Raw-materials shares declined with metals and oil. Rio Tinto Group, the world’s third-largest metals producer, decreased 5.1 percent in London. Swedbank AB decreased 4.9 percent in Stockholm. The Baltic region’s biggest bank announced a second rights offer in less than a year as it seeks to shore up reserves and exit the Swedish state’s bank support plan. The lender faces soaring loan losses and provisions in Latvia, Lithuania and Estonia.

Lowe’s Cos. slid 11 percent in pre-market New York trading after the second-largest U.S. home-improvement retailer reporting second-quarter profit that missed analysts’ estimates.

The world’s biggest pension funds have lost confidence in stocks as the best long-term investment, cutting holdings or leaving them unchanged during the steepest rally since the 1930s. Funds overseeing money for California teachers and public workers, Dutch government retirees and South Korean private- sector employees reduced their target weightings for equities this year, data compiled by Bloomberg show.

Japan’s Economy

The MSCI Asia Pacific Index lost 3.3 percent, the steepest decline since March. Japan’s gross domestic product expanded at an annual 3.7 percent pace in the three months ended June 30, missing the median estimate for a 3.9 percent increase in a Bloomberg News survey. Sony Corp., the maker of the PlayStation 3 game console, retreated 4.1 percent in Tokyo.

Confidence in the world economy surged to a 22-month high in August on signs the first global recession since World War II is approaching an end, a Bloomberg survey of users on six continents showed last week.

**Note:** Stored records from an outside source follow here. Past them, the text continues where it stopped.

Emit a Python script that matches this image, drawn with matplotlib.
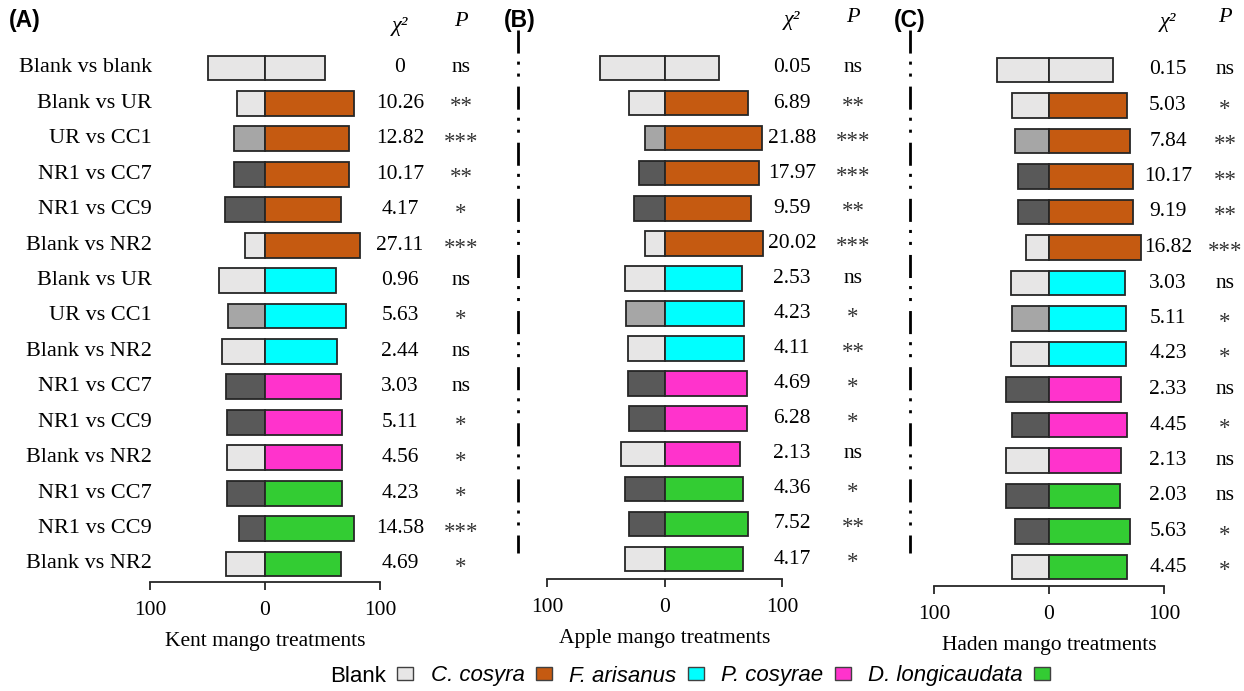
import numpy as np
import matplotlib
matplotlib.use('Agg')
import matplotlib.pyplot as plt
from matplotlib.lines import Line2D
from matplotlib.patches import Patch

# rows (same for the three mango varieties)
comparisons = ['Blank vs blank', 'Blank vs UR', 'UR vs CC1', 'NR1 vs CC7', 'NR1 vs CC9',
               'Blank vs NR2', 'Blank vs UR', 'UR vs CC1', 'Blank vs NR2', 'NR1 vs CC7',
               'NR1 vs CC9', 'Blank vs NR2', 'NR1 vs CC7', 'NR1 vs CC9', 'Blank vs NR2']
row_species = ['Blank'] + ['C. cosyra'] * 5 + ['F. arisanus'] * 3 + ['P. cosyrae'] * 3 + ['D. longicaudata'] * 3

# percentages (left = first treatment, right = second treatment)
kent_left = [50, 24, 27, 27, 35, 17, 40, 32, 37, 34, 33, 33, 33, 23, 34]
kent_right = [52, 77, 73, 73, 66, 83, 62, 70, 63, 66, 67, 67, 67, 77, 66]
kent_chi = ['0', '10.26', '12.82', '10.17', '4.17', '27.11', '0.96', '5.63', '2.44', '3.03',
            '5.11', '4.56', '4.23', '14.58', '4.69']
kent_p = ['ns', '**', '***', '**', '*', '***', 'ns', '*', 'ns', 'ns', '*', '*', '*', '***', '*']

apple_left = [55, 30, 17, 22, 26, 17, 34, 33, 31, 31, 30, 37, 34, 30, 34]
apple_right = [46, 71, 83, 80, 74, 84, 66, 68, 68, 70, 70, 64, 67, 71, 67]
apple_chi = ['0.05', '6.89', '21.88', '17.97', '9.59', '20.02', '2.53', '4.23', '4.11', '4.69',
             '6.28', '2.13', '4.36', '7.52', '4.17']
apple_p = ['ns', '**', '***', '***', '**', '***', 'ns', '*', '**', '*', '*', 'ns', '*', '**', '*']

haden_left = [45, 32, 30, 27, 27, 20, 33, 32, 33, 37, 32, 37, 37, 30, 32]
haden_right = [56, 68, 70, 73, 73, 80, 66, 67, 67, 63, 68, 63, 62, 70, 68]
haden_chi = ['0.15', '5.03', '7.84', '10.17', '9.19', '16.82', '3.03', '5.11', '4.23', '2.33',
             '4.45', '2.13', '2.03', '5.63', '4.45']
haden_p = ['ns', '*', '**', '**', '**', '***', 'ns', '*', '*', 'ns', '*', 'ns', 'ns', '*', '*']

treat_colors = {'Blank': '#e7e6e6', 'UR': '#a6a6a6', 'NR1': '#595959'}
species_colors = {'Blank': '#e7e6e6', 'C. cosyra': '#c55a11', 'F. arisanus': '#00ffff',
                  'P. cosyrae': '#ff33cc', 'D. longicaudata': '#33cc33'}

SERIF = 'Liberation Serif'
W, H = 1244, 691
fig = plt.figure(figsize=(W / 100, H / 100), dpi=100)


def add_panel(px_left, px_right, py_row0, py_row14, py_spine):
    step = (py_row14 - py_row0) / 14
    top = py_row0 - 0.6 * step
    ax = fig.add_axes([px_left / W, 1 - py_spine / H, (px_right - px_left) / W, (py_spine - top) / H])
    ax.set_xlim(-100, 100)
    ax.set_ylim(14 + (py_spine - py_row14) / step, -0.6)
    ax.px = (px_left, px_right, py_row0, step)
    return ax


def px_to_data(ax, px, py):
    px_left, px_right, py_row0, step = ax.px
    zero = (px_left + px_right) / 2
    scale = (px_right - px_left) / 200
    return (px - zero) / scale, (py - py_row0) / step


def draw_panel(ax, left, right, chi, pvals, xlabel, chi_px, p_px, head_py):
    y = np.arange(len(left))
    lcol = [treat_colors[c.split(' vs ')[0]] for c in comparisons]
    rcol = [species_colors[s] for s in row_species]
    ax.barh(y, -np.array(left), height=0.7, color=lcol, edgecolor='#262626', linewidth=1.3)
    ax.barh(y, right, height=0.7, color=rcol, edgecolor='#262626', linewidth=1.3)

    cx, _ = px_to_data(ax, chi_px, 0)
    pxx, _ = px_to_data(ax, p_px, 0)
    for i in y:
        ax.text(cx, i, chi[i], ha='center', va='center', fontsize=15.5, family=SERIF, clip_on=False)
        if pvals[i] == 'ns':
            ax.text(pxx, i, 'ns', ha='center', va='center', fontsize=15.5, family=SERIF, clip_on=False)
        else:
            ax.text(pxx, i + 0.1, pvals[i], ha='center', va='center', fontsize=16.5, family=SERIF,
                    color='#333333', clip_on=False)
    _, hy = px_to_data(ax, 0, head_py[0])
    ax.text(cx, hy, '\u03c7\u00b2', ha='center', va='center', fontsize=16, family=SERIF,
            style='italic', clip_on=False)
    _, hy = px_to_data(ax, 0, head_py[1])
    ax.text(pxx, hy, 'P', ha='center', va='center', fontsize=16, family=SERIF,
            style='italic', clip_on=False)

    for s in ['left', 'right', 'top']:
        ax.spines[s].set_visible(False)
    ax.spines['bottom'].set_linewidth(1.3)
    ax.spines['bottom'].set_color('#262626')
    ax.set_yticks([])
    ax.set_xticks([-100, 0, 100])
    ax.set_xticklabels(['100', '0', '100'], family=SERIF, fontsize=15.5)
    ax.tick_params(axis='x', direction='out', length=6, width=1.3, color='#262626', pad=8)
    ax.set_xlabel(xlabel, family=SERIF, fontsize=15.5, labelpad=8)


ax_a = add_panel(150, 380, 68, 564, 582)
draw_panel(ax_a, kent_left, kent_right, kent_chi, kent_p, 'Kent mango treatments', 400, 461, (27, 22))
for i, lab in enumerate(comparisons):
    lx, _ = px_to_data(ax_a, 152, 0)
    ax_a.text(lx, i, lab, ha='right', va='center', fontsize=16, family=SERIF, clip_on=False)

ax_b = add_panel(547, 782, 68, 559, 579)
draw_panel(ax_b, apple_left, apple_right, apple_chi, apple_p, 'Apple mango treatments', 792, 853, (20, 18))

ax_c = add_panel(934, 1164, 70, 567, 586)
draw_panel(ax_c, haden_left, haden_right, haden_chi, haden_p, 'Haden mango treatments', 1168, 1225, (22, 18))

# panel letters
for lab, px in [('(A)', 9), ('(B)', 504), ('(C)', 894)]:
    fig.text(px / W, 1 - 21 / H, lab, ha='left', va='center', fontsize=16.5, weight='bold',
             family='Liberation Sans')

# dash-dot separators
for px in [518, 910]:
    fig.add_artist(Line2D([px / W, px / W], [1 - 30 / H, 1 - 553 / H], color='black', lw=2,
                          linestyle=(0, (8.3, 2.9, 1.1, 3.2, 1.1, 3.6))))

# legend
names = ['Blank', 'C. cosyra', 'F. arisanus', 'P. cosyrae', 'D. longicaudata']
handles = [Patch(facecolor=species_colors[n], edgecolor='#404040', linewidth=1) for n in names]
leg = fig.legend(handles, names, loc='center', bbox_to_anchor=(690 / W, 1 - 676 / H), ncol=5,
                 frameon=False, markerfirst=False, prop={'family': 'Liberation Sans', 'size': 16},
                 handlelength=0.72, handleheight=0.55, handletextpad=0.5, columnspacing=0.8)
for t in leg.get_texts()[1:]:
    t.set_fontstyle('italic')

fig.savefig('out.png', dpi=100)
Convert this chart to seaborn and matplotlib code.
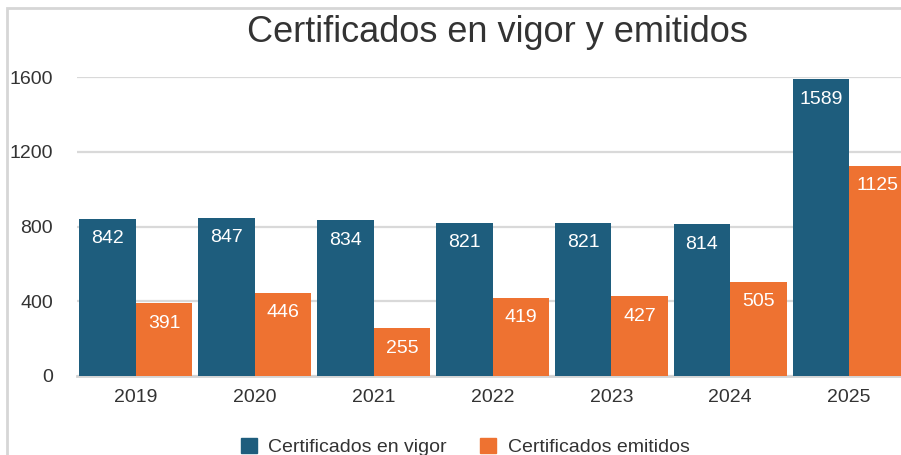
import numpy as np
import pandas as pd
import matplotlib.pyplot as plt
import seaborn as sns
from matplotlib.patches import Rectangle

# datos
anios = ['2019', '2020', '2021', '2022', '2023', '2024', '2025']
en_vigor = [842, 847, 834, 821, 821, 814, 1589]
emitidos = [391, 446, 255, 419, 427, 505, 1125]
series = ['Certificados en vigor', 'Certificados emitidos']
colores = ['#1E5D7D', '#EE7231']

df = pd.DataFrame({
    'anio': anios * 2,
    'valor': en_vigor + emitidos,
    'serie': [series[0]] * len(anios) + [series[1]] * len(anios),
})

sns.set_style('white')
plt.rcParams['font.family'] = ['Liberation Sans', 'DejaVu Sans']

fig = plt.figure(figsize=(9.01, 4.55), dpi=100)
# marco del gráfico (recortado a la derecha y abajo)
fig.patches.append(Rectangle((7 / 901, -0.1), 1.2, (455 - 8) / 455 + 0.1,
                             transform=fig.transFigure, fill=False,
                             edgecolor='#d6d6d6', lw=2, zorder=0))

ax = fig.add_axes([76.5 / 901, 79 / 455, 832 / 901, 299 / 455])
sns.barplot(data=df, x='anio', y='valor', hue='serie', palette=colores,
            width=0.95, gap=0, saturation=1, ax=ax, legend=False, zorder=3,
            linewidth=0)

ax.set_ylim(0, 1600)
ax.set_yticks([0, 400, 800, 1200, 1600])
ax.set_xlabel('')
ax.set_ylabel('')
ax.grid(axis='y', color='#d9d9d9', lw=1.6, zorder=0)
for s in ['top', 'right', 'left']:
    ax.spines[s].set_visible(False)
ax.spines['bottom'].set_color('#d4d4d4')
ax.spines['bottom'].set_linewidth(2)
ax.tick_params(axis='both', length=0, labelsize=14, colors='#333333')
ax.tick_params(axis='y', pad=17)
ax.tick_params(axis='x', pad=9)

for cont in ax.containers:
    for bar in cont:
        h = bar.get_height()
        ax.annotate(f'{int(h)}', (bar.get_x() + bar.get_width() / 2, h),
                    xytext=(0, -14.5), textcoords='offset points',
                    ha='center', va='center', color='white', fontsize=14, zorder=5)

fig.text(497 / 901, 1 - 33 / 455, 'Certificados en vigor y emitidos',
         ha='center', va='center', fontsize=26, color='#333333')

handles = [Rectangle((0, 0), 1, 1, color=c) for c in colores]
fig.legend(handles, series, loc='center', bbox_to_anchor=(465 / 901, 1 - 447 / 455),
           ncol=2, frameon=False, fontsize=14, handlelength=0.82, handleheight=0.82,
           handletextpad=0.6, columnspacing=1.7, labelcolor='#333333')

fig.savefig('out.png', dpi=100)
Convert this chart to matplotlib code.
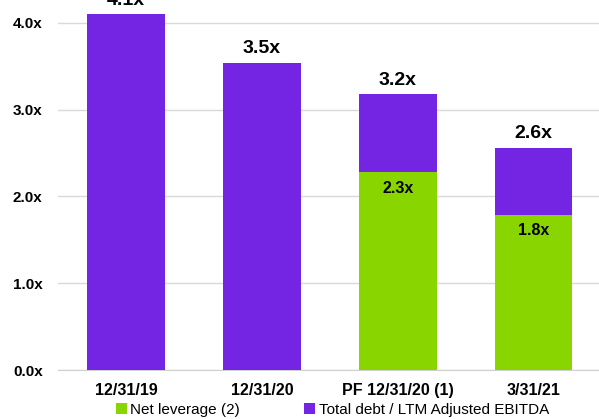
import matplotlib
matplotlib.use("Agg")
import matplotlib.pyplot as plt
import numpy as np

categories = ["12/31/19", "12/31/20", "PF 12/31/20 (1)", "3/31/21"]
total_debt = [4.10, 3.54, 3.18, 2.56]
net_leverage = [0.0, 0.0, 2.28, 1.79]
yticks = [0.0, 1.0, 2.0, 3.0, 4.0]

purple = "#7325E3"
green = "#88D500"

plt.rcParams['font.family'] = ['Liberation Sans', 'DejaVu Sans']

fig = plt.figure(figsize=(5.99, 4.19), dpi=100)
ax = fig.add_axes([58/599, 49/419, 541/599, 370/419])

x = np.arange(len(categories))
w = 0.57
net = np.array(net_leverage)
tot = np.array(total_debt)
ax.bar(x, net, width=w, color=green, zorder=3, label="Net leverage (2)")
ax.bar(x, tot - net, bottom=net, width=w, color=purple, zorder=3,
       label="Total debt / LTM Adjusted EBITDA")

for xi, t in zip(x, tot):
    ax.annotate(f"{t:.1f}x", (xi, t), xytext=(0, 4), textcoords="offset points",
                ha="center", va="bottom", fontsize=14, fontweight="bold",
                annotation_clip=False)
for xi, n in zip(x, net):
    if n > 0:
        ax.annotate(f"{n:.1f}x", (xi, n), xytext=(0, -6), textcoords="offset points",
                    ha="center", va="top", fontsize=11.5, fontweight="bold")

ax.set_xlim(-0.5, 3.48)
ax.set_ylim(0, 370/86.75)
ax.set_yticks(yticks)
ax.set_yticklabels([f"{v:.1f}x" for v in yticks], fontsize=11, fontweight="bold")
ax.set_xticks(x)
ax.set_xticklabels(categories, fontsize=11.5, fontweight="bold")
ax.tick_params(axis="both", length=0)
ax.tick_params(axis="y", pad=11)
ax.tick_params(axis="x", pad=9)
ax.grid(axis="y", color="#d9d9d9", linewidth=1, zorder=0)
for s in ["left", "right", "top"]:
    ax.spines[s].set_visible(False)
ax.spines["bottom"].set_color("#d0d0d0")

leg = fig.legend(loc="center", bbox_to_anchor=(0.555, 9/419), ncol=2, frameon=False,
                 fontsize=11, handlelength=0.7, handleheight=0.7, handletextpad=0.25,
                 columnspacing=4.2, borderpad=0)

fig.savefig("out.png", dpi=100)
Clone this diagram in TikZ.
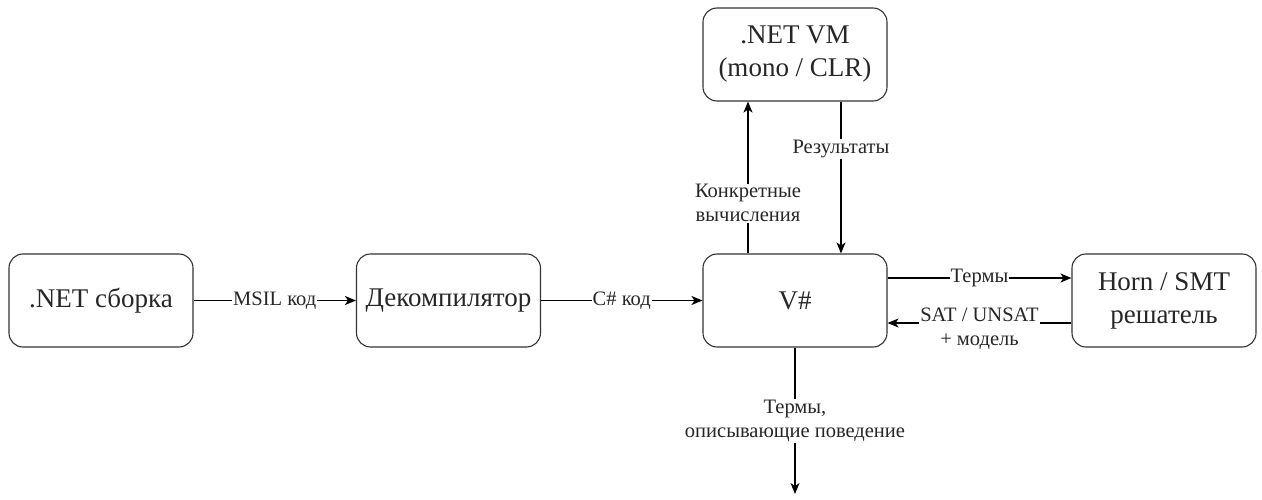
\documentclass[tikz,border=0pt]{standalone}
\usepackage{fontspec}
\setmainfont{Liberation Serif}
\usetikzlibrary{arrows.meta}
\begin{document}
\begin{tikzpicture}[x=1pt,y=-1pt,
  box/.style={draw=black!80, line width=1.1pt, rounded corners=14pt, minimum width=184pt, minimum height=93pt, align=center, font=\fontsize{27}{33}\selectfont, text=black!85, inner sep=0pt},
  arr/.style={draw=black, line width=1.3pt, -{Stealth[length=11pt,width=9pt,inset=3pt]}},
  lbl/.style={fill=white, inner sep=1pt, font=\fontsize{20.5}{24}\selectfont, text=black!85, align=center}]
\useasboundingbox (0,0) rectangle (1262,500);
\node[box] (asm) at (101,300.5) {.NET сборка};
\node[box] (dec) at (448.5,300.5) {Декомпилятор};
\node[box] (vs) at (795,300.5) {V\#};
\node[box] (horn) at (1164,300.5) {Horn / SMT\\решатель};
\node[box] (vm) at (795,54.5) {.NET VM\\(mono / CLR)};
\coordinate (out) at (795,494);
\draw[arr] (asm.east) -- node[lbl] {MSIL код} (dec.west);
\draw[arr] (dec.east) -- node[lbl] {C\# код} (vs.west);
\draw[arr] ([xshift=-47pt]vs.north) -- node[lbl, pos=0.33] {Конкретные\\вычисления} ([xshift=-47pt]vm.south);
\draw[arr] ([xshift=46pt]vm.south) -- node[lbl, pos=0.31] {Результаты} ([xshift=46pt]vs.north);
\draw[arr] ([yshift=22.5pt]vs.east) -- node[lbl] {Термы} ([yshift=22.5pt]horn.west);
\draw[arr] ([yshift=-22.5pt]horn.west) -- node[lbl, anchor=north, yshift=17pt] {SAT / UNSAT\\+ модель} ([yshift=-22.5pt]vs.east);
\draw[arr] (vs.south) -- node[lbl] {Термы,\\описывающие поведение} (out);
\end{tikzpicture}
\end{document}
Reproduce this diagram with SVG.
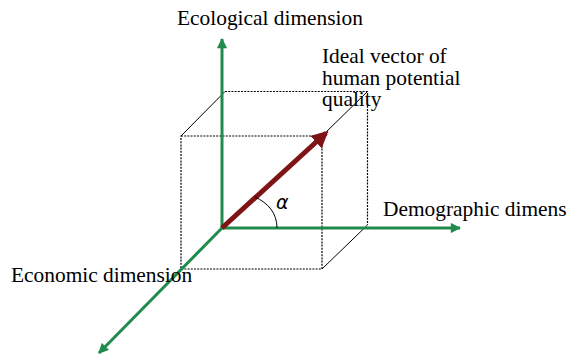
<svg xmlns="http://www.w3.org/2000/svg" width="567" height="356" viewBox="0 0 567 356">
<style>
.lbl{font-family:"Liberation Serif","Times New Roman",serif;font-size:21.4px;fill:#000}
.dot{stroke:#000;stroke-width:1.2;stroke-dasharray:2,1.2;fill:none}
.solid{stroke:#000;stroke-width:1;fill:none}
.axis{stroke:#1f8b4c;stroke-width:3;fill:none}
</style>
<defs>
<marker id="ga" viewBox="0 0 10 10" refX="9" refY="5" markerWidth="3.8" markerHeight="3.4" orient="auto" markerUnits="strokeWidth">
<path d="M0,0 L10,5 L0,10 Z" fill="#1f8b4c"/>
</marker>
<marker id="ra" viewBox="0 0 10 10" refX="8" refY="5" markerWidth="3.4" markerHeight="3.4" orient="auto" markerUnits="strokeWidth">
<path d="M0,0 L10,5 L0,10 Z" fill="#7f1416"/>
</marker>
</defs>
<rect width="567" height="356" fill="#fff"/>
<g id="cube">
<path class="dot" d="M181,136 H322 V269 H181 Z"/>
<path class="dot" d="M225,91.5 H367.5 V225"/>
<path class="solid" d="M181,136 L225,91.5 M322,136 L367.5,91.5 M322,269 L367.5,225"/>
</g>
<g id="connectors">
<line class="axis" x1="222" y1="228" x2="222" y2="39" marker-end="url(#ga)"/>
<line class="axis" x1="222" y1="228" x2="460" y2="228" marker-end="url(#ga)"/>
<line class="axis" x1="222" y1="228" x2="99" y2="353" marker-end="url(#ga)"/>
<line x1="222" y1="228" x2="326" y2="133" stroke="#7f1416" stroke-width="5" marker-end="url(#ra)"/>
<path class="solid" d="M255,197 C268,203 277,213 277,228"/>
</g>
<g id="labels">
<text class="lbl" x="177" y="25">Ecological dimension</text>
<text class="lbl" x="322" y="63">Ideal vector of</text>
<text class="lbl" x="322" y="85">human potential</text>
<text class="lbl" x="322" y="106">quality</text>
<text class="lbl" x="383" y="216">Demographic dimension</text>
<text class="lbl" x="11" y="282">Economic dimension</text>
<text x="276" y="208.5" font-family="DejaVu Sans, sans-serif" font-style="italic" font-size="19">α</text>
</g>
</svg>
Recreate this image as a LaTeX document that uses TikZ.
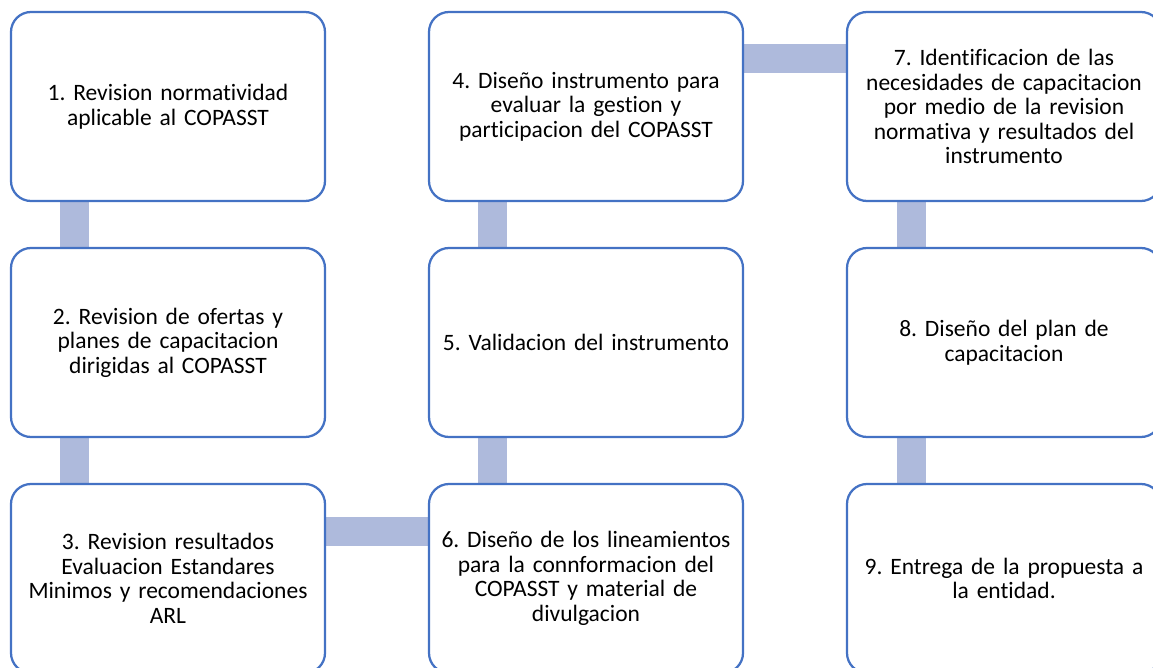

The U.S. unemployment rate dropped in July for the first time since April 2008, data from the Labor Department showed this month, while the German and French economies unexpectedly grew last quarter, government figures indicated last week.

Emerging Markets

China’s Shanghai Composite Index sank 5.8 percent, the steepest slump since Nov. 18, as Ping An Insurance (Group) Co.’s profit missed estimates.

Ping An, China’s second-biggest insurance company, fell 3.9 percent after first-half net income dropped 45 percent. Yunnan Copper sank 10 percent after posting a first-half loss.

The MSCI Emerging Markets Index declined 3.3 percent, the steepest drop since March. Russia’s ruble weakened 2 percent against the dollar and depreciated 1.1 percent against the euro.

The yen advanced the most against the Australian dollar, strengthening 2.5 percent as demand for higher-yielding currencies waned, and rose 1.5 percent versus the euro. The pound slid 1.6 percent against the dollar on growing evidence the U.K.’s sputtering economy is halting the currency’s biggest five-month rally in 24 years.

U.S. Bonds

Gains for Treasuries sent the yield on the benchmark 10- year note down 10 basis points to 3.47 percent. The 30-year yield lost 7 basis points to 4.35 percent.

The cost of protecting European corporate bonds from default rose to the highest since July 23 in the market for credit-default swaps. The Markit iTraxx Europe index of 125 companies with investment-grade ratings rose 4.25 basis points to 99, according to JPMorgan Chase & Co. prices.

Copper for delivery in three months fell 2.9 percent to $6,065 a metric ton on the London Metal Exchange. Aluminum, nickel and zinc also declined. Crude oil retreated 2.3 percent to $65.93 a barrel in New York. Gold fell 1.3 percent to $936.10 an ounce, leading a decline in precious metals.